Folha de S. Paulo


A quem interessa o "denuncismo"

Ombudsmen, percebi depressa, acabam atraindo uma rede de leitores mais constantes e mais presentes que não passam semana sem enviar uma carta ou dar um telefonema recheado de opiniões. São bons interlocutores que servem como guia e fonte de inspiração; geralmente são leitores mais atentos que a média e têm preocupações bastante pertinentes sobre o jornal e a própria imprensa, para não dizer sobre o Brasil. São como os ombudsmen do ombudsman, e encaram com seriedade esse papel.

Foi conversando com um desses leitores na semana passada que ouvi a pergunta: afinal, por que vocês da imprensa se preocupam tanto com o "denuncismo"? Num momento como este que o país está vivendo, não seria meio caminho andado jogar toda a lama no ventilador, deixar espalhar e depois fazer um balanço de quem saiu e quem não saiu respingado?

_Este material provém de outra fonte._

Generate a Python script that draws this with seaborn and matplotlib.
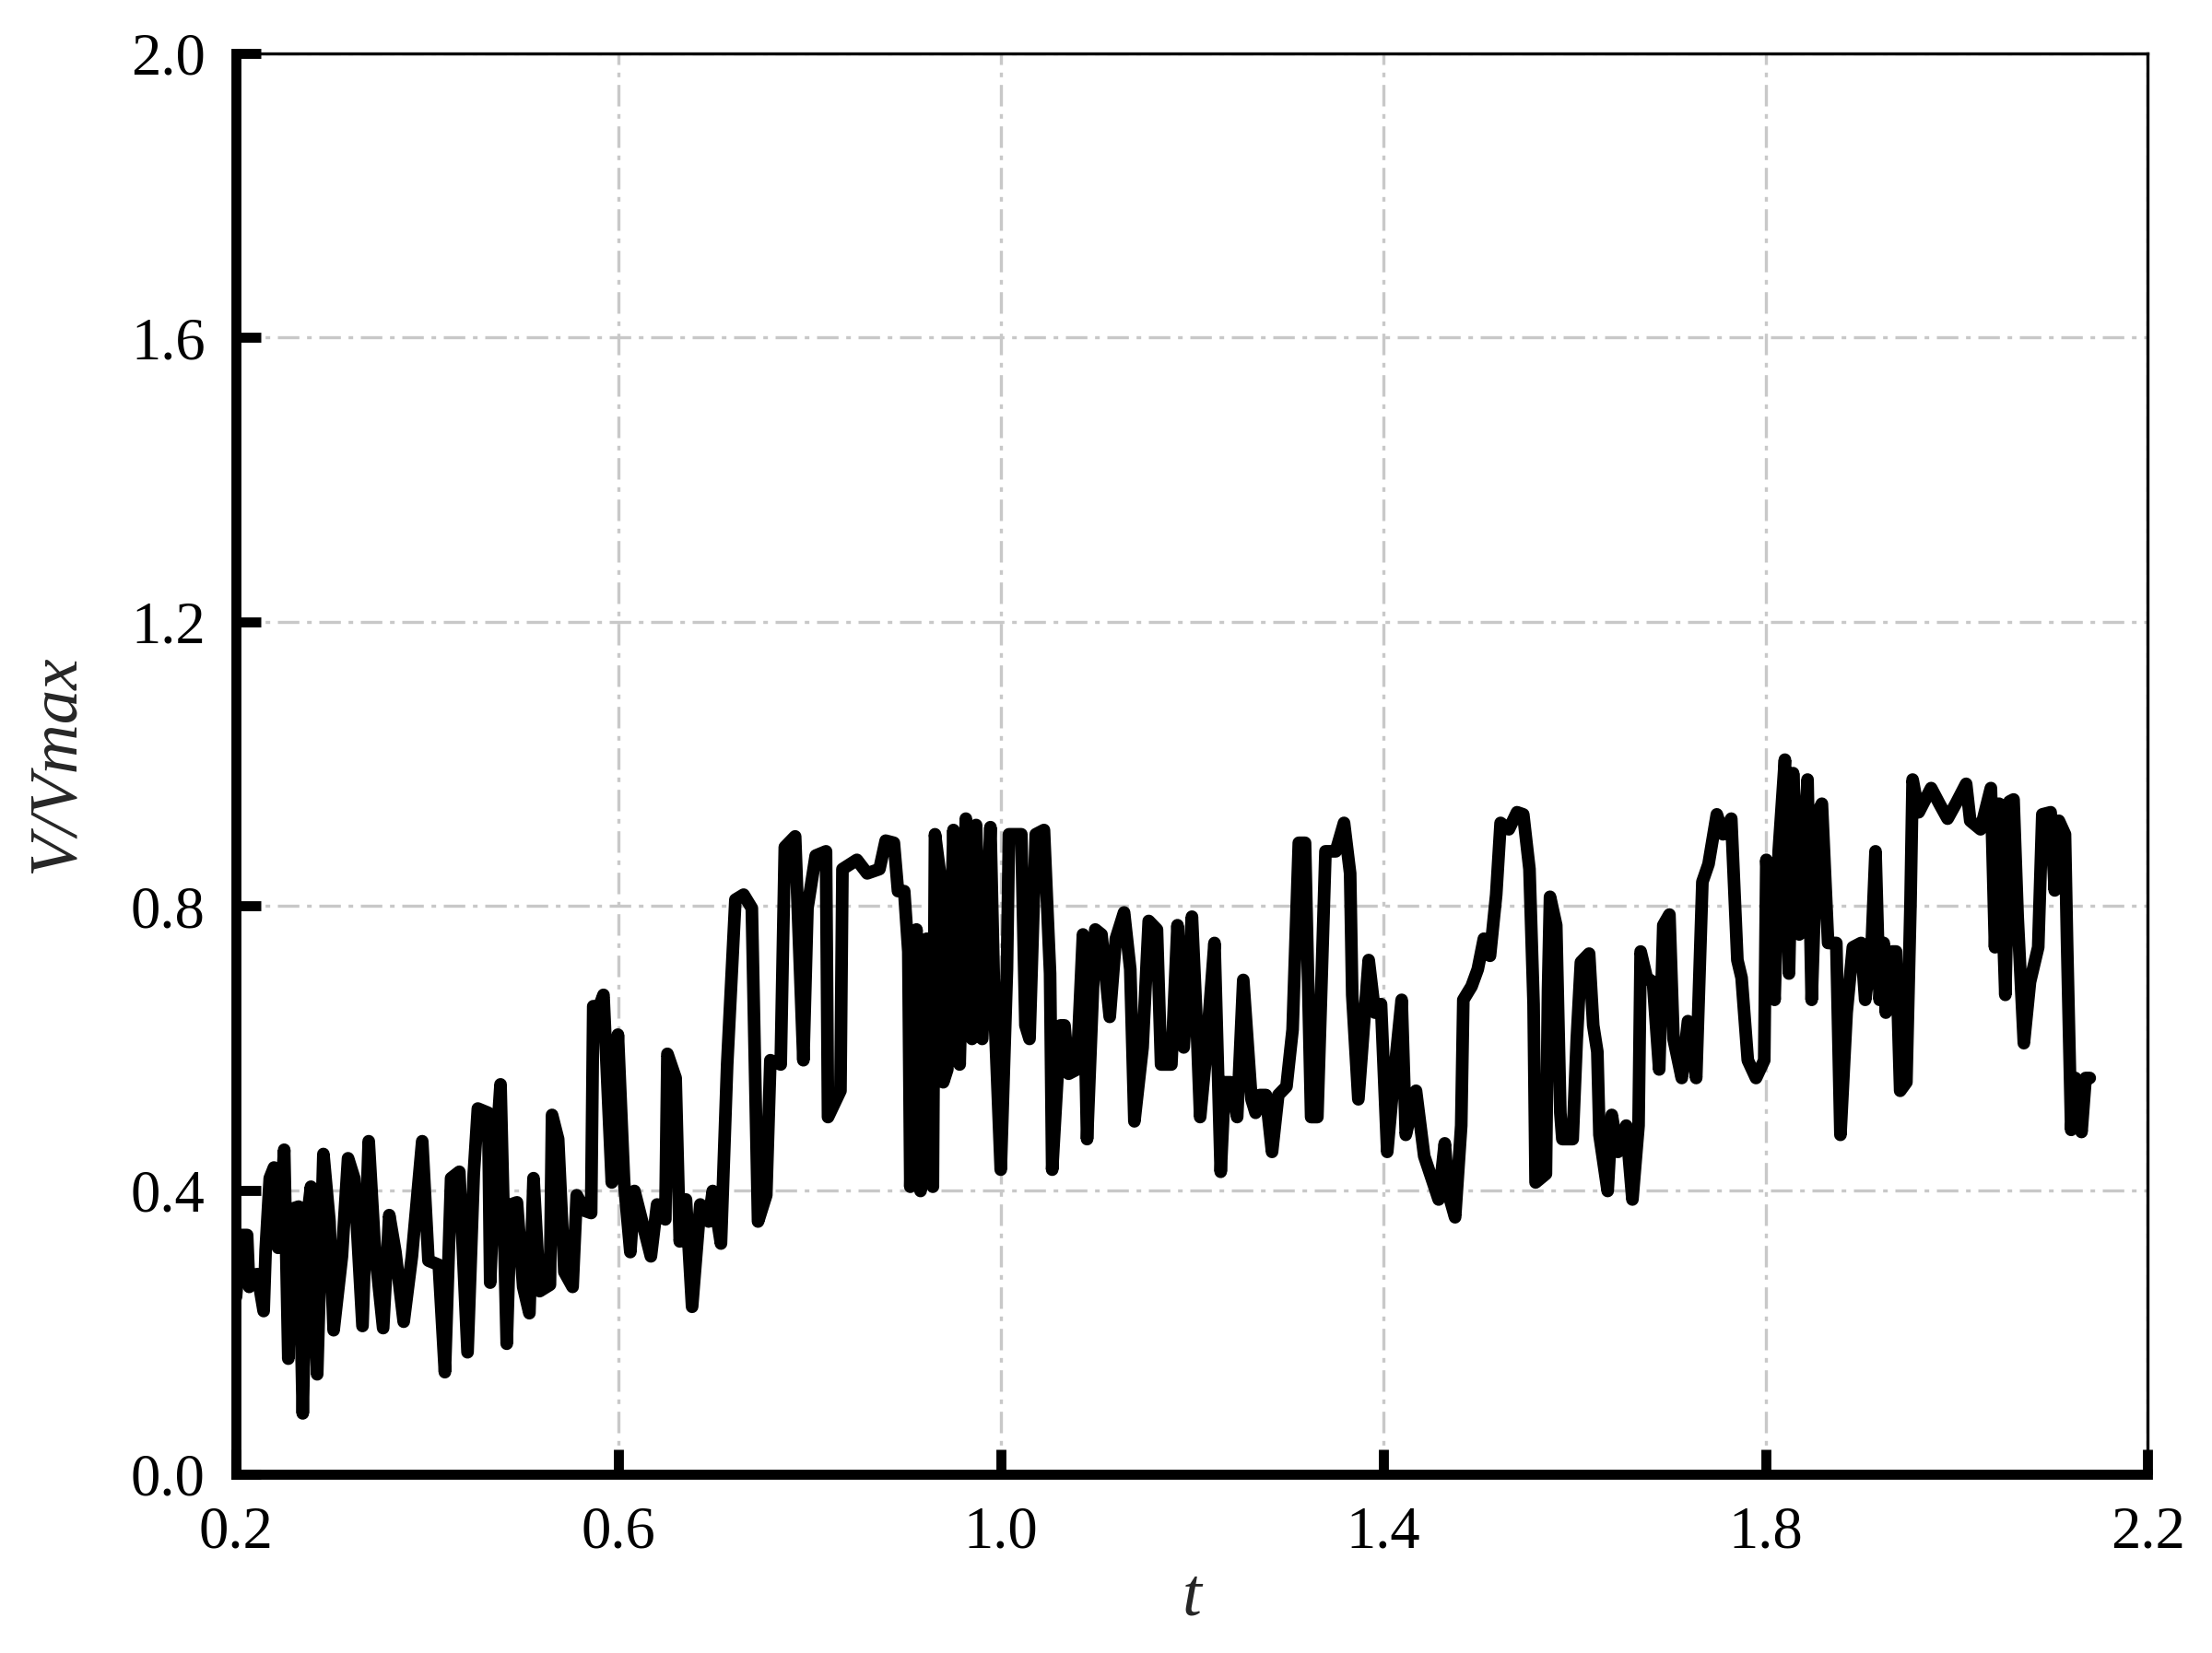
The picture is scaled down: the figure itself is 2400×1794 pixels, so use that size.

A pergunta do leitor tem explicação mas não tem justificativa. Como milhões de brasileiros, ele também se cansou de trabalhar duro e pagar impostos que acabam transformados em depósitos milionários na conta do alheio. Agora, quer ver o alheio e seus comparsas atrás das grades, banhados de lama dos pés à cabeça. Se pudesse, faria como no passado: ainda mandaria banir suas famílias dos registros civis e cristãos, condenaria seus filhos ao degredo e salgaria suas terras.

Nada, nem mesmo o ódio de cidadãos que se sentem ultrajados, enganados e manipulados, justifica que se exponha alguém a denúncias que podem vir a não ser provadas, quaisquer que sejam elas. É preciso repetir o chavão como uma prece: até prova em contrário, somos todos inocentes e se atropelarmos essa premissa, estaremos desrespeitando o mais básico dos princípios democráticos. É tudo de que o Brasil não precisa agora.

Mais do que isso, é preciso perguntar a quem interessa um "denuncismo" que junta bons e maus, probos e desonestos, retos e corruptos no mesmo saco. Só pode ser aos maus, desonestos e corruptos. Ao trafegar na generalização, são eles que acabam escondidos na massa anônima de suspeitos, ombreados com gente sobre quem nada vai se provar. Se, como quer o leitor que citei, a imprensa atirar uma tonelada de lama sobre o Congresso, vai soterrar tanto reputações como irregularidades. Nem uma coisa nem outra interessam ao leitor, ao cidadão e ao país.

É preciso compreender que o "denuncismo" é também uma instrumentalização da imprensa por parte de quem quer, como se diz, ver o circo pegar fogo para fugir com a mulher do palhaço. Aos jornalistas cabe a responsabilidade de agir com independência, distanciamento e ética irretocáveis na hora de abrigar uma denúncia na imprensa. Nada que não contivesse provas sólidas, dessas que um tribunal lançaria mão, deveria ser veiculado; a busca pelo "furo", muitas vezes irresponsável, deveria ser trocada pela preocupação com a exatidão. O compromisso com o leitor, e só com o leitor, deveria ser a pauta do dia, todos os dias, em toda a imprensa.

Ao leitor, por outro lado, cabe a tarefa de vigiar jornais, revistas e televisões e não permitir abusos. Proponho uma lição de casa aos leitores desta Folha: que eles acompanhem detidamente o noticiário publicado sobre o megaescândalo do Orçamento e se manifestem todas as vezes que o jornal se desviar do bom jornalismo e praticar o "denuncismo". Não tem sido a regra, é verdade, mas aqui e ali ainda acontece.

Proponho aos leitores que, nesse caso, sejam implacáveis: telefonem ou escrevam à ombudsman (o endereço está no pé desta coluna), ao Painel do Leitor, à Direção de Redação, a quem quiserem. Importante é exigir do jornal que ele não arranhe sua credibilidade. A Folha não se gaba de ter o rabo preso com o leitor? A ombudsman quer saber como isso funciona em tempos de CPI do Orçamento. Semana que vem, volto ao assunto.